By DENISE MAYCOCK
Tribune Freeport Reporter
THE massive destruction wrought by Hurricane Dorian a month ago is still visible in various East End settlements where some residents say they feel neglected and are eager for major debris removal to start in their storm-torn communities.
“I think more could be done after four weeks; I think more should have been done,” said an East End resident who did not want to be named. “We still waiting…we feel down, depressed, discredited, and discarded – we ain’t used to this. It’s been a month now.”
Many East End residents have been displaced after they were forced to leave their homes which were destroyed to take shelter in Freeport. Gambier Point is one of several quaint communities in East Grand Bahama that was severely affected.
The Tribune visited the settlement this week and it was littered with huge amounts of pine forest debris brought in by the surge.
Destroyed possessions, furnishings, and appliances outdoors line the side of the road.
Despite the destruction, some residents have decided to remain, staying in tents on their property. Others have relocated to Freeport temporarily.
Theresa Laing is one of several residents having to commute from Freeport daily to her house in Gambier Point.

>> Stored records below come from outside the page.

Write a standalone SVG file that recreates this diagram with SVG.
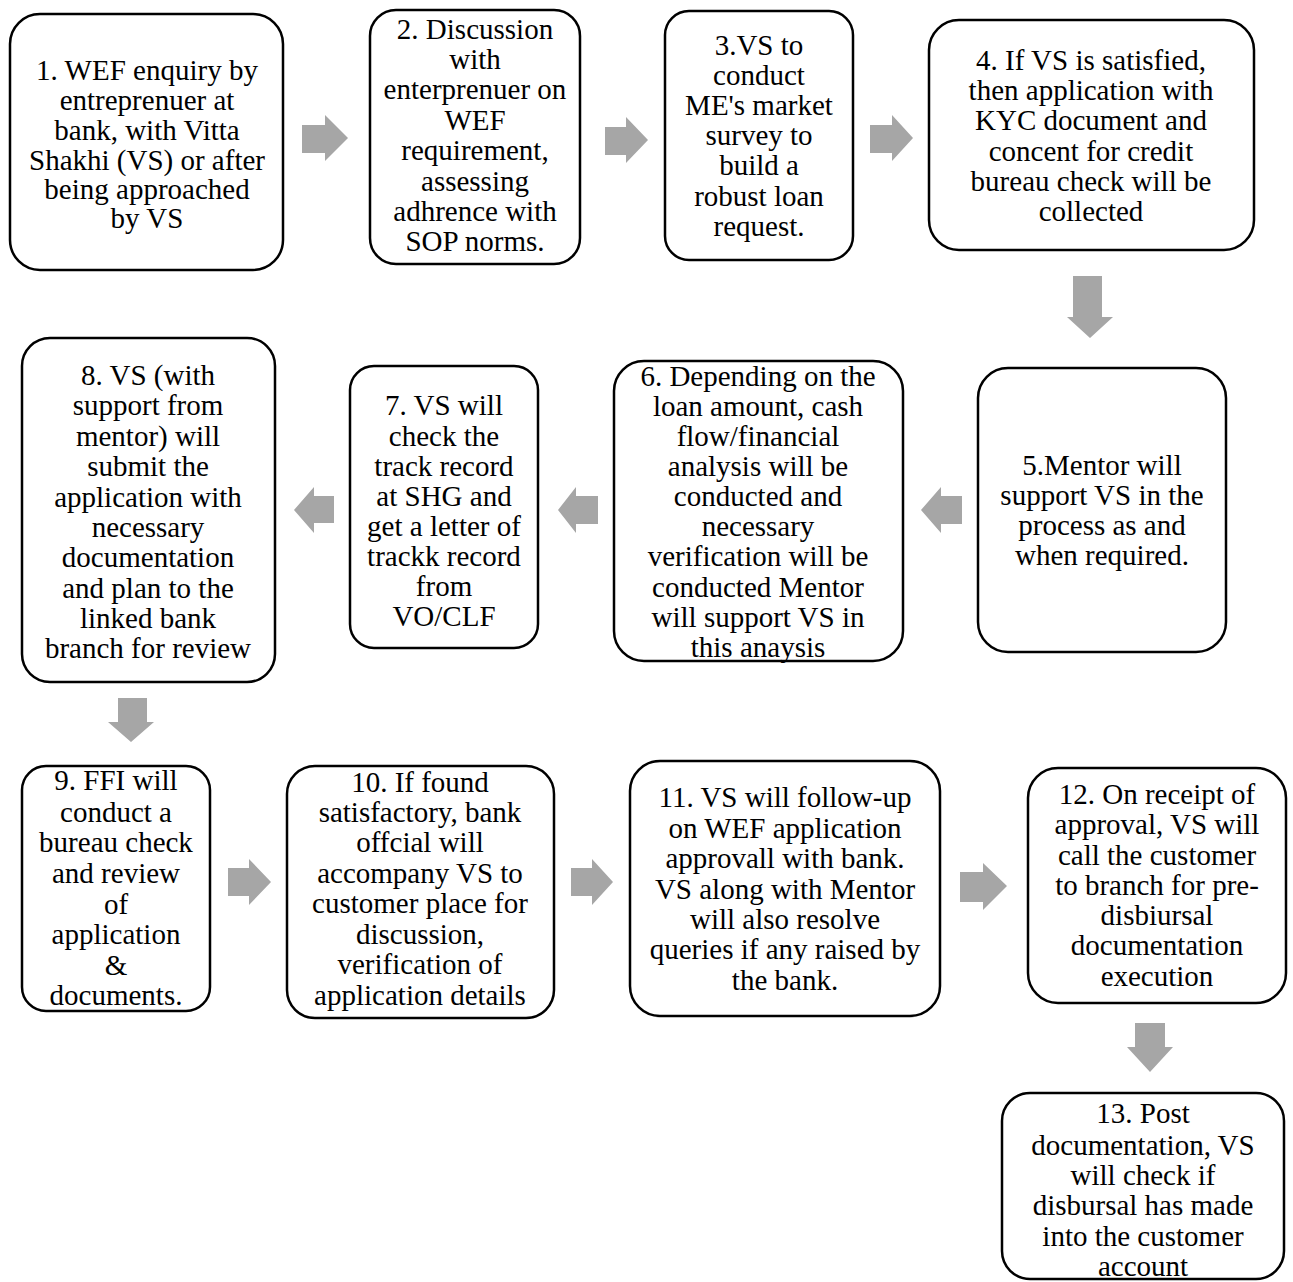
<svg xmlns="http://www.w3.org/2000/svg" width="1293" height="1282" viewBox="0 0 1293 1282">
<style>
.box{fill:#fff;stroke:#000;stroke-width:2.5}
.t{font-family:"Liberation Serif","Times New Roman",serif;font-size:29px;fill:#000;text-anchor:middle}
.arr{fill:#a6a6a6}
</style>
<rect width="1293" height="1282" fill="#fff"/>
<g id="connectors">
<polygon class="arr" points="302,125 325,125 325,115 348,138 325,161 325,153 302,153"/>
<polygon class="arr" points="605,127 626,127 626,117 648,140 626,163 626,155 605,155"/>
<polygon class="arr" points="870,125 892,125 892,115 913,138 892,161 892,153 870,153"/>
<polygon class="arr" points="1073,276 1102,276 1102,317 1113,317 1090,338 1067,317 1073,317"/>
<polygon class="arr" points="962,496 941,496 941,487 921,510 941,533 941,524 962,524"/>
<polygon class="arr" points="598,496 576,496 576,487 558,510 576,533 576,524 598,524"/>
<polygon class="arr" points="334,496 314,496 314,487 294,510 314,533 314,523 334,523"/>
<polygon class="arr" points="118,698 147,698 147,722 154,722 131,742 108,722 118,722"/>
<polygon class="arr" points="228,868 249,868 249,859 271,882 249,905 249,896 228,896"/>
<polygon class="arr" points="571,868 592,868 592,859 613,882 592,905 592,896 571,896"/>
<polygon class="arr" points="960,872 983,872 983,863 1007,886 983,910 983,902 960,902"/>
<polygon class="arr" points="1135,1023 1165,1023 1165,1047 1173,1047 1150,1072 1127,1047 1135,1047"/>
</g>
<g id="n1"><rect class="box" x="10" y="14" width="273" height="256" rx="30"/>
<text class="t"><tspan x="147" y="80">1. WEF enquiry by</tspan><tspan x="147" y="110">entreprenuer at</tspan><tspan x="147" y="140">bank, with Vitta</tspan><tspan x="147" y="170">Shakhi (VS) or after</tspan><tspan x="147" y="199">being approached</tspan><tspan x="147" y="228">by VS</tspan></text></g>
<g id="n2"><rect class="box" x="370" y="10" width="210" height="254" rx="26"/>
<text class="t"><tspan x="475" y="39">2. Discussion</tspan><tspan x="475" y="69">with</tspan><tspan x="475" y="99">enterprenuer on</tspan><tspan x="475" y="130">WEF</tspan><tspan x="475" y="160">requirement,</tspan><tspan x="475" y="191">assessing</tspan><tspan x="475" y="221">adhrence with</tspan><tspan x="475" y="251">SOP norms.</tspan></text></g>
<g id="n3"><rect class="box" x="665" y="11" width="188" height="249" rx="24"/>
<text class="t"><tspan x="759" y="55">3.VS to</tspan><tspan x="759" y="85">conduct</tspan><tspan x="759" y="115">ME's market</tspan><tspan x="759" y="145">survey to</tspan><tspan x="759" y="175">build a</tspan><tspan x="759" y="206">robust loan</tspan><tspan x="759" y="236">request.</tspan></text></g>
<g id="n4"><rect class="box" x="929" y="20" width="325" height="230" rx="30"/>
<text class="t"><tspan x="1091" y="70">4. If VS is satisfied,</tspan><tspan x="1091" y="100">then application with</tspan><tspan x="1091" y="130">KYC document and</tspan><tspan x="1091" y="161">concent for credit</tspan><tspan x="1091" y="191">bureau check will be</tspan><tspan x="1091" y="221">collected</tspan></text></g>
<g id="n5"><rect class="box" x="978" y="368" width="248" height="284" rx="30"/>
<text class="t"><tspan x="1102" y="475">5.Mentor will</tspan><tspan x="1102" y="505">support VS in the</tspan><tspan x="1102" y="535">process as and</tspan><tspan x="1102" y="565">when required.</tspan></text></g>
<g id="n6"><rect class="box" x="614" y="361" width="289" height="300" rx="30"/>
<text class="t"><tspan x="758" y="386">6. Depending on the</tspan><tspan x="758" y="416">loan amount, cash</tspan><tspan x="758" y="446">flow/financial</tspan><tspan x="758" y="476">analysis will be</tspan><tspan x="758" y="506">conducted and</tspan><tspan x="758" y="536">necessary</tspan><tspan x="758" y="566">verification will be</tspan><tspan x="758" y="597">conducted Mentor</tspan><tspan x="758" y="627">will support VS in</tspan><tspan x="758" y="657">this anaysis</tspan></text></g>
<g id="n7"><rect class="box" x="350" y="366" width="188" height="282" rx="24"/>
<text class="t"><tspan x="444" y="415">7. VS will</tspan><tspan x="444" y="446">check the</tspan><tspan x="444" y="476">track record</tspan><tspan x="444" y="506">at SHG and</tspan><tspan x="444" y="536">get a letter of</tspan><tspan x="444" y="566">trackk record</tspan><tspan x="444" y="596">from</tspan><tspan x="444" y="626">VO/CLF</tspan></text></g>
<g id="n8"><rect class="box" x="22" y="338" width="253" height="344" rx="28"/>
<text class="t"><tspan x="148" y="385">8. VS (with</tspan><tspan x="148" y="415">support from</tspan><tspan x="148" y="446">mentor) will</tspan><tspan x="148" y="476">submit the</tspan><tspan x="148" y="507">application with</tspan><tspan x="148" y="537">necessary</tspan><tspan x="148" y="567">documentation</tspan><tspan x="148" y="598">and plan to the</tspan><tspan x="148" y="628">linked bank</tspan><tspan x="148" y="658">branch for review</tspan></text></g>
<g id="n9"><rect class="box" x="22" y="766" width="188" height="245" rx="24"/>
<text class="t"><tspan x="116" y="790">9. FFI will</tspan><tspan x="116" y="822">conduct a</tspan><tspan x="116" y="852">bureau check</tspan><tspan x="116" y="883">and review</tspan><tspan x="116" y="914">of</tspan><tspan x="116" y="944">application</tspan><tspan x="116" y="975">&amp;</tspan><tspan x="116" y="1005">documents.</tspan></text></g>
<g id="n10"><rect class="box" x="287" y="766" width="267" height="252" rx="28"/>
<text class="t"><tspan x="420" y="792">10. If found</tspan><tspan x="420" y="822">satisfactory, bank</tspan><tspan x="420" y="852">offcial will</tspan><tspan x="420" y="883">accompany VS to</tspan><tspan x="420" y="913">customer place for</tspan><tspan x="420" y="944">discussion,</tspan><tspan x="420" y="974">verification of</tspan><tspan x="420" y="1005">application details</tspan></text></g>
<g id="n11"><rect class="box" x="630" y="761" width="310" height="255" rx="30"/>
<text class="t"><tspan x="785" y="807">11. VS will follow-up</tspan><tspan x="785" y="838">on WEF application</tspan><tspan x="785" y="868">approvall with bank.</tspan><tspan x="785" y="899">VS along with Mentor</tspan><tspan x="785" y="929">will also resolve</tspan><tspan x="785" y="959">queries if any raised by</tspan><tspan x="785" y="990">the bank.</tspan></text></g>
<g id="n12"><rect class="box" x="1028" y="768" width="258" height="235" rx="30"/>
<text class="t"><tspan x="1157" y="804">12. On receipt of</tspan><tspan x="1157" y="834">approval, VS will</tspan><tspan x="1157" y="865">call the customer</tspan><tspan x="1157" y="895">to branch for pre-</tspan><tspan x="1157" y="925">disbiursal</tspan><tspan x="1157" y="955">documentation</tspan><tspan x="1157" y="986">execution</tspan></text></g>
<g id="n13"><rect class="box" x="1002" y="1093" width="282" height="186" rx="28"/>
<text class="t"><tspan x="1143" y="1123">13. Post</tspan><tspan x="1143" y="1155">documentation, VS</tspan><tspan x="1143" y="1185">will check if</tspan><tspan x="1143" y="1215">disbursal has made</tspan><tspan x="1143" y="1246">into the customer</tspan><tspan x="1143" y="1276">account</tspan></text></g>
</svg>
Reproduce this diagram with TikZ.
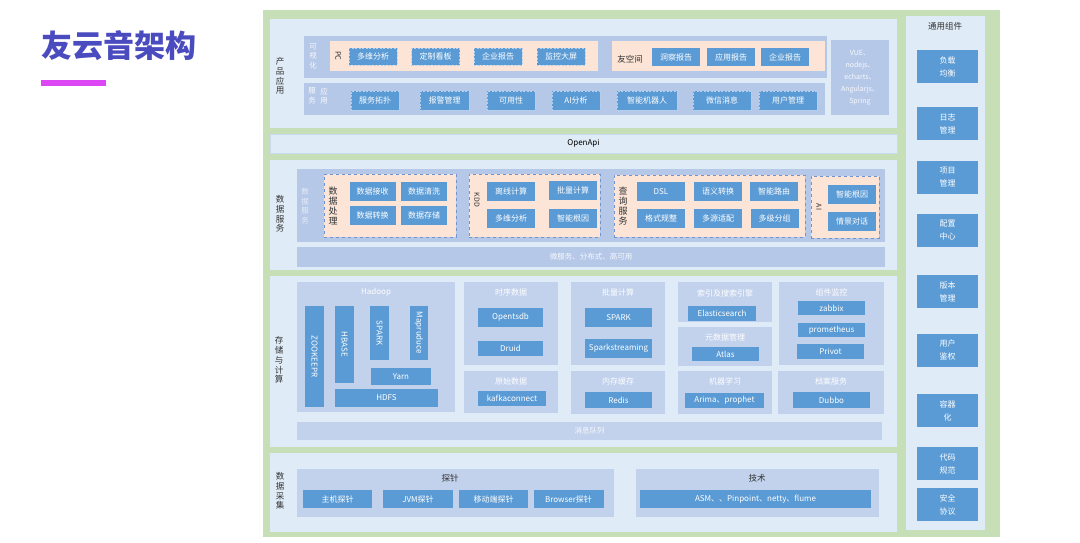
\documentclass[tikz,border=0pt]{standalone}
\usepackage{fontspec}
\setmainfont{Noto Sans CJK SC}
\usepackage{tikz}

\definecolor{bggreen}{HTML}{C6DFB6}
\definecolor{panelblue}{HTML}{DFEBF6}
\definecolor{panelline}{HTML}{C8D8EE}
\definecolor{stripblue}{HTML}{B6C8E8}
\definecolor{boxblue}{HTML}{C2D1EC}
\definecolor{peach}{HTML}{FCE4D6}
\definecolor{dashblue}{HTML}{7193CF}
\definecolor{btnblue}{HTML}{5B9BD5}
\definecolor{titlepurple}{HTML}{4B4BC0}
\definecolor{barmagenta}{HTML}{DC46F5}
\definecolor{labeltext}{HTML}{333333}

\tikzset{
  strip/.style={fill=stripblue, inner sep=0pt},
  subbox/.style={fill=boxblue, inner sep=0pt},
  peachbox/.style={fill=peach, inner sep=0pt},
  dpeach/.style={peachbox, draw=dashblue, dashed},
  btn/.style={fill=btnblue, text=white, inner sep=0pt, minimum height=18pt,
    font=\fontsize{8}{9}\selectfont},
  dbtn/.style={btn, draw=white!55!btnblue, dash pattern=on 2pt off 1.5pt},
  faint/.style={text=white!90!stripblue, inner sep=0pt, align=center,
    font=\fontsize{7.5}{9.5}\selectfont},
  vlabel/.style={text=labeltext, inner sep=0pt, align=center,
    font=\fontsize{8.5}{9.8}\selectfont},
  subtitle/.style={text=white, inner sep=0pt, font=\fontsize{8}{9}\selectfont},
}

\begin{document}
\begin{tikzpicture}[x=1pt, y=-1pt, font=\fontsize{8}{10}\selectfont]
    \useasboundingbox[fill=white] (0,0) rectangle (1080,542);
    \node[anchor=west, inner sep=0pt, text=titlepurple,
      font=\fontsize{31}{31}\selectfont\bfseries] (title) at (41,46) {友云音架构};
    \node[anchor=west, fill=barmagenta, inner sep=0pt, minimum width=65pt,
      minimum height=6pt] (titlebar) at (41,83) {};
    \node[fill=bggreen, inner sep=0pt, minimum width=737pt, minimum height=527pt]
      (frame) at (631.5,273.5) {};

    \begin{scope}[every node/.style={fill=panelblue, inner sep=0pt, minimum width=627pt}]
      \node[minimum height=109pt] (prodpanel) at (583.5,73.5) {};
      \node[minimum height=19pt, draw=panelline] (openapi) at (583.5,143.5) {OpenApi};
      \node[minimum height=110pt] (datapanel) at (583.5,215) {};
      \node[minimum height=171pt] (storepanel) at (583.5,361.5) {};
      \node[minimum height=79pt] (collectpanel) at (583.5,492.5) {};
      \node[minimum width=79pt, minimum height=514pt] (commonpanel) at (945.5,273) {};
    \end{scope}

    \begin{scope}[every node/.style={vlabel}]
      \node (prodlabel) at (280,76) {产\\品\\应\\用};
      \node (datalabel) at (280,214) {数\\据\\服\\务};
      \node (storelabel) at (279,360) {存\\储\\与\\计\\算};
      \node (collectlabel) at (280,491) {数\\据\\采\\集};
      \node (commonlabel) at (945,26) {通用组件};
    \end{scope}

    \node[strip, minimum width=523pt, minimum height=42pt] (visstrip) at (565.5,57) {};
    \node[faint] (vislabel) at (313,56) {可\\视\\化};
    \node[peachbox, minimum width=268pt, minimum height=30pt] (pcbox) at (464,56) {};
    \node[vlabel, rotate=-90, font=\fontsize{7.5}{8}\selectfont] (pclabel) at (338,56) {PC};
    \node[peachbox, minimum width=213pt, minimum height=30pt] (spacebox) at (718.5,56) {};
    \node[vlabel] (spacelabel) at (630,59) {友空间};
    \begin{scope}[every node/.style={dbtn, minimum width=48pt, minimum height=17pt}]
      \node (multidim) at (373,56.5) {多维分析};
      \node (board) at (435.5,56.5) {定制看板};
      \node (pcreport) at (498,56.5) {企业报告};
      \node (bigscreen) at (561,56.5) {监控大屏};
    \end{scope}
    \begin{scope}[every node/.style={btn, minimum width=48pt}]
      \node (insight) at (676,57) {洞察报告};
      \node (appreport) at (731,57) {应用报告};
      \node (spacereport) at (785,57) {企业报告};
    \end{scope}

    \node[strip, minimum width=521pt, minimum height=32pt] (appstrip) at (564.5,99) {};
    \node[faint] (applabela) at (324,96) {应\\用};
    \node[faint] (applabelb) at (312,96) {服\\务};
    \begin{scope}[every node/.style={dbtn, minimum height=19pt}]
      \node[minimum width=48pt] (topology) at (375,100.5) {服务拓扑};
      \node[minimum width=49pt] (alarm) at (444.5,100.5) {报警管理};
      \node[minimum width=48pt] (avail) at (511,100.5) {可用性};
      \node[minimum width=48pt] (aianalysis) at (576,100.5) {AI分析};
      \node[minimum width=60pt] (robot) at (647,100.5) {智能机器人};
      \node[minimum width=58pt] (wechat) at (722,100.5) {微信消息};
      \node[minimum width=58pt] (usermgmt) at (788,100.5) {用户管理};
    \end{scope}

    \node[strip, minimum width=58pt, minimum height=75pt, faint,
      font=\fontsize{7}{12}\selectfont] (techstack) at (860,77.5)
      {VUE、\\nodejs、\\echarts、\\Angularjs、\\Spring};

    \node[strip, minimum width=588pt, minimum height=73pt] (datastrip) at (591,205.5) {};
    \node[faint, text=white!65!stripblue] (datalabelin) at (305,206) {数\\据\\服\\务};
    \node[strip, minimum width=588pt, minimum height=20pt, faint] (msbar) at (591,257)
      {微服务、分布式、高可用};
    \node[dpeach, minimum width=132pt, minimum height=63pt] (procbox) at (390,205.5) {};
    \node[vlabel, font=\fontsize{9}{10}\selectfont] (proclabel) at (333,206) {数\\据\\处\\理};
    \node[dpeach, minimum width=131pt, minimum height=63pt] (kddbox) at (534.5,205.5) {};
    \node[vlabel, rotate=-90, font=\fontsize{7}{8}\selectfont] (kddlabel) at (477,200) {KDD};
    \node[dpeach, minimum width=191pt, minimum height=62pt] (querybox) at (709.5,206) {};
    \node[vlabel, font=\fontsize{9}{10}\selectfont] (querylabel) at (623,206) {查\\询\\服\\务};
    \node[dpeach, minimum width=68pt, minimum height=62pt] (aibox) at (845,207) {};
    \node[vlabel, rotate=-90, font=\fontsize{7}{8}\selectfont] (ailabel) at (819,207) {AI};
    \begin{scope}[every node/.style={btn, minimum width=46pt, minimum height=19pt}]
      \node (receive) at (372.5,191.5) {数据接收};
      \node (clean) at (424,191.5) {数据清洗};
      \node (convert) at (372.5,215) {数据转换};
      \node (storage) at (424,215) {数据存储};
    \end{scope}
    \begin{scope}[every node/.style={btn, minimum width=48pt, minimum height=19pt}]
      \node (offline) at (511,191.5) {离线计算};
      \node (batch) at (573,190) {批量计算};
      \node (kddmulti) at (511,218) {多维分析};
      \node (rootcause) at (573,218) {智能根因};
      \node (dsl) at (661,191.5) {DSL};
      \node (semantic) at (718,191.5) {语义转换};
      \node (routing) at (774,191.5) {智能路由};
      \node (format) at (661,218) {格式规整};
      \node (multisrc) at (718,218) {多源适配};
      \node (grouping) at (774.5,218) {多级分组};
      \node (airoot) at (852,194) {智能根因};
      \node (dialog) at (852,221) {情景对话};
    \end{scope}

    \node[subbox, minimum width=158pt, minimum height=130pt] (hadoopbox) at (376,347) {};
    \node[subtitle] (hadooplabel) at (376,292) {Hadoop};
    \begin{scope}[every node/.style={btn, rotate=-90, minimum height=19pt}]
      \node[minimum width=101pt] (zookeeper) at (314.5,356.5) {ZOOKEEPR};
      \node[minimum width=77pt] (hbase) at (344.5,344.5) {HBASE};
      \node[minimum width=54pt] (hspark) at (379.5,333) {SPARK};
      \node[minimum width=54pt, minimum height=18pt] (mapreduce) at (419,333) {Mapruduce};
    \end{scope}
    \node[btn, minimum width=60pt, minimum height=17pt] (yarn) at (401,376.5) {Yarn};
    \node[btn, minimum width=103pt] (hdfs) at (386.5,398) {HDFS};

    \begin{scope}[every node/.style={subbox, minimum width=94pt}]
      \node[minimum height=83pt] (tsbox) at (511,323.5) {};
      \node[minimum height=42pt] (rawbox) at (511,392) {};
      \node[minimum height=83pt] (batchbox) at (618,323.5) {};
      \node[minimum height=43pt] (cachebox) at (618,392.5) {};
      \node[minimum height=40pt] (searchbox) at (725,302) {};
      \node[minimum height=39pt] (metabox) at (725,346.5) {};
      \node[minimum height=43pt] (mlbox) at (725,392.5) {};
      \node[minimum width=105pt, minimum height=83pt] (monbox) at (831.5,323.5) {};
      \node[minimum width=106pt, minimum height=43pt] (archbox) at (831,392.5) {};
    \end{scope}
    \begin{scope}[every node/.style={subtitle}]
      \node (tstitle) at (511,292) {时序数据};
      \node (rawtitle) at (511,381) {原始数据};
      \node (batchtitle) at (618,292) {批量计算};
      \node (cachetitle) at (618,381) {内存缓存};
      \node (searchtitle) at (725,293) {索引及搜索引擎};
      \node (metatitle) at (725,337) {元数据管理};
      \node (mltitle) at (725,381) {机器学习};
      \node (montitle) at (831.5,292) {组件监控};
      \node (archtitle) at (831,381) {档案服务};
    \end{scope}
    \begin{scope}[every node/.style={btn, minimum width=67pt, minimum height=15pt}]
      \node[minimum width=65pt, minimum height=19pt] (opentsdb) at (510.5,317.5) {Opentsdb};
      \node[minimum width=65pt] (druid) at (510.5,348) {Druid};
      \node[minimum width=68pt] (kafka) at (512,398) {kafkaconnect};
      \node[minimum height=19pt] (spark) at (618.5,317.5) {SPARK};
      \node[minimum height=19pt] (sparkstream) at (618.5,348.5) {Sparkstreaming};
      \node[minimum height=16pt] (redis) at (618.5,400) {Redis};
      \node[minimum width=68pt] (elastic) at (722,313.5) {Elasticsearch};
      \node[minimum height=14pt] (atlas) at (725.5,354) {Atlas};
      \node[minimum width=79pt] (arima) at (724.5,400.5) {Arima、prophet};
      \node[minimum height=14pt] (zabbix) at (831.5,308) {zabbix};
      \node[minimum height=14pt] (prometheus) at (831.5,330) {prometheus};
      \node (privot) at (830.5,351.5) {Privot};
      \node[minimum width=77pt, minimum height=16pt] (dubbo) at (831.5,400) {Dubbo};
    \end{scope}
    \node[subbox, minimum width=585pt, minimum height=18pt, faint] (mqbar) at (589.5,431) {消息队列};

    \node[subbox, minimum width=317pt, minimum height=48pt] (probebox) at (455.5,493) {};
    \node[vlabel] (probetitle) at (450,478) {探针};
    \node[subbox, minimum width=243pt, minimum height=48pt] (techbox) at (757.5,493) {};
    \node[vlabel] (techtitle) at (757,478) {技术};
    \begin{scope}[every node/.style={btn, minimum width=69pt}]
      \node (hostprobe) at (337.5,499) {主机探针};
      \node[minimum width=70pt] (jvmprobe) at (418,499) {JVM探针};
      \node (mobileprobe) at (493.5,499) {移动端探针};
      \node[minimum width=70pt] (browserprobe) at (568.5,499) {Browser探针};
      \node[minimum width=231pt] (asm) at (755.5,499) {ASM、、Pinpoint、netty、flume};
    \end{scope}

    \begin{scope}[every node/.style={btn, minimum width=61pt, minimum height=33pt,
        align=center, font=\fontsize{8}{13}\selectfont}]
      \node (loadbal) at (947.5,66.5) {负载\\均衡};
      \node (logmgmt) at (947.5,123.5) {日志\\管理};
      \node (projmgmt) at (947.5,177) {项目\\管理};
      \node (config) at (947.5,230) {配置\\中心};
      \node (version) at (947.5,291.5) {版本\\管理};
      \node (auth) at (947.5,350) {用户\\鉴权};
      \node (container) at (947.5,410.5) {容器\\化};
      \node (codestd) at (947.5,463.5) {代码\\规范};
      \node (security) at (947.5,504.5) {安全\\协议};
    \end{scope}
  \end{tikzpicture}
\end{document}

“I am in and out,” she said. “I come here in the day and stay at the house and go into town (Freeport) in the evening.”
Her family is staying with their priest in Freeport.
Mrs Laing’s house was under six feet of water during the storm, but she did not panic. “I was at peace the whole time; the water did not come in too fast and we went into the manhole in the ceiling.”
Even though her house sustained significant damage and her family lost most of their possessions, she said the important thing is that they are still alive.
“All is well; we are still in the land of the living,” said Mrs Laing, who added that her brother-in-law, George Laing, of McLean’s Town, is still missing.
Several groups have been in the area dropping off food, water and other items for residents there, however, Mrs Laing said that she has not seen anyone yet from the National Emergency Management Agency in the area.
She noted that it is difficult for residents to travel to Freeport to get relief supplies from NEMA. “I know they (NEMA) have a place in Freeport for East End people to get supplies, but some people don’t have a ride to get there to get anything,” she said.
Another resident, Terrence Laing, and four members of his family also stayed in Gambier Point during the storm. The water level had nearly reached their ceiling.
They were able to survive, he said, by wearing life vests.
“It was the five of us here at the time, including my niece who is a special child that cannot walk or talk. When I see water start coming in, I tell everyone to put on their life vest.”
He said they placed his niece on a mattress.
Mr Laing’s neigbour’s house was completely underwater. “You could not see the roof, the water was over it, but, luckily, he was not there,” he said.
A portion of his roof was torn off, and a window was blown out. All of their possessions were destroyed.
“All my life, I never seen it like this, he said. “This is the first time. I stayed because I did not know it was going to be bad like this.”
Another East End resident, who spoke on the condition of anonymity, feels more should have been done in terms of debris clean-up after a month.
The resident’s house had eight feet of water during the storm.
“It is something you could only look back at and try to move forward,” the resident said. “A lot of people lost their lives.”
The resident was appreciative for the relief supplies from the Lion’s and Rotary Clubs, and World’s Kitchen, which came into the area.
“I can’t say whether NEMA had been here yet because a lot of people came by and drop off supply, and so we don’t know if they from NEMA,” the resident stated.
The resident expected more from both local and central government. “I am not impressed about local government in this area, someone should come around to the people, and let people know what is going on.”
The resident also complained of having no transportation to get to Freeport.
“You can’t call your meeting in Freeport and expect for us to be there. They got to come meet the people,” said the resident.
Hurricane Dorian pummeled Grand Bahama for nearly two days in early September, after leaving a trail of devastation and death in Abaco. Police have said the official death toll is 60, however that number is expected to rise. Some 400 people are officially reported as missing.